La furia de los republicanos del Tea Party (como en su momento, la de los manifestantes de Occupy Wall Street) refleja cierta idea de que la única forma de cambiar el sistema es aplicar medidas drásticas, si no revolucionarias. Pero del otro lado, los votantes más pragmáticos están cada vez más disconformes con la parálisis política y con la incapacidad de las instituciones de gobierno para responder a las preferencias de una mayoría evidente de la población. Durante la pasada crisis, el índice de aprobación popular del Partido Republicano se redujo a apenas la cuarta parte del electorado nacional (un mínimo histórico), mientras que el índice de aprobación del Congreso en su conjunto no superó el 5%.
La última lección nos dice que la presencia femenina beneficia a cualquier sistema político. Fue muy comentado el papel que desempeñaron seis senadoras (republicanas y demócratas) en el logro de los acuerdos necesarios para poner fin a la crisis.
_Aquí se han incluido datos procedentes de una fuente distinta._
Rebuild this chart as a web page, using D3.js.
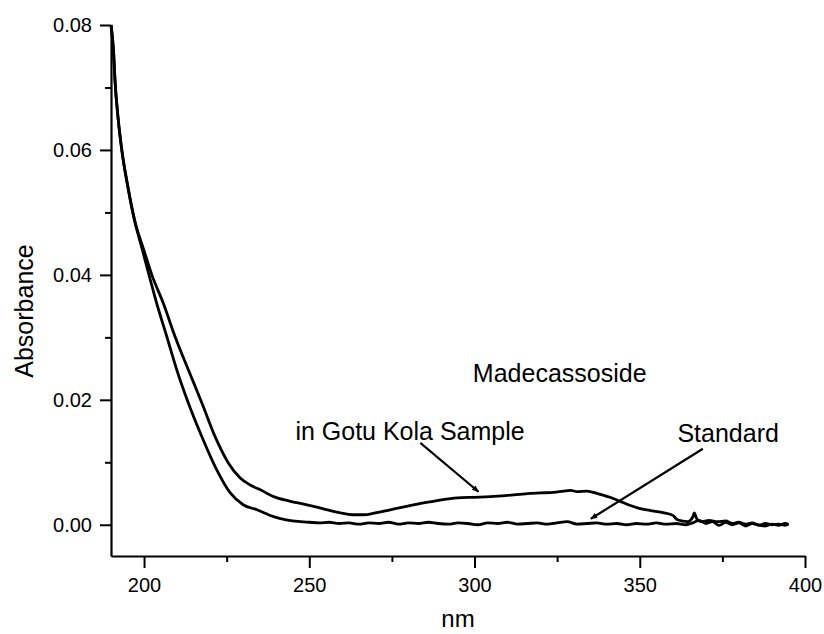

Son mujeres que supieron mantenerse conectadas a través de la divisoria partidaria, mientras las relaciones entre sus colegas masculinos se deterioraban cada vez más y se abría paso una competencia de declamaciones y acusaciones mutuas.
El mundo debería tomar nota. Aunque las mujeres no sean forzosamente mejores que los hombres para gobernar, sus perspectivas y formas de involucrarse suelen ser diferentes, y estas diferencias pueden ser esenciales para resolver los atascos creados por el ego de los hombres. Además, las mujeres suelen prestar más atención a los padecimientos de personas reales que a la promoción de grandes principios y prefieren el progreso concreto a la victoria abstracta. Sea en un parlamento o en una negociación de paz, la presencia femenina lleva a mejores resultados.
El gobierno estadounidense está funcionando otra vez, por ahora. Ya se negocia la aprobación de un presupuesto real que satisfaga a todas las partes. Y el efecto que tendrá la pasada crisis sobre la suerte del Partido Republicano en las elecciones legislativas de 2014 es tema de discusión.
Pero lo que importa, en definitiva, es que las divisiones sociales y económicas del país se resolverán por la vía política, mediante elecciones y el esfuerzo de millones de estadounidenses en pos del logro de reformas fundamentales. Por más frustrante y vergonzoso que haya sido lo que pasó estas últimas semanas, pudo haber sido mucho peor.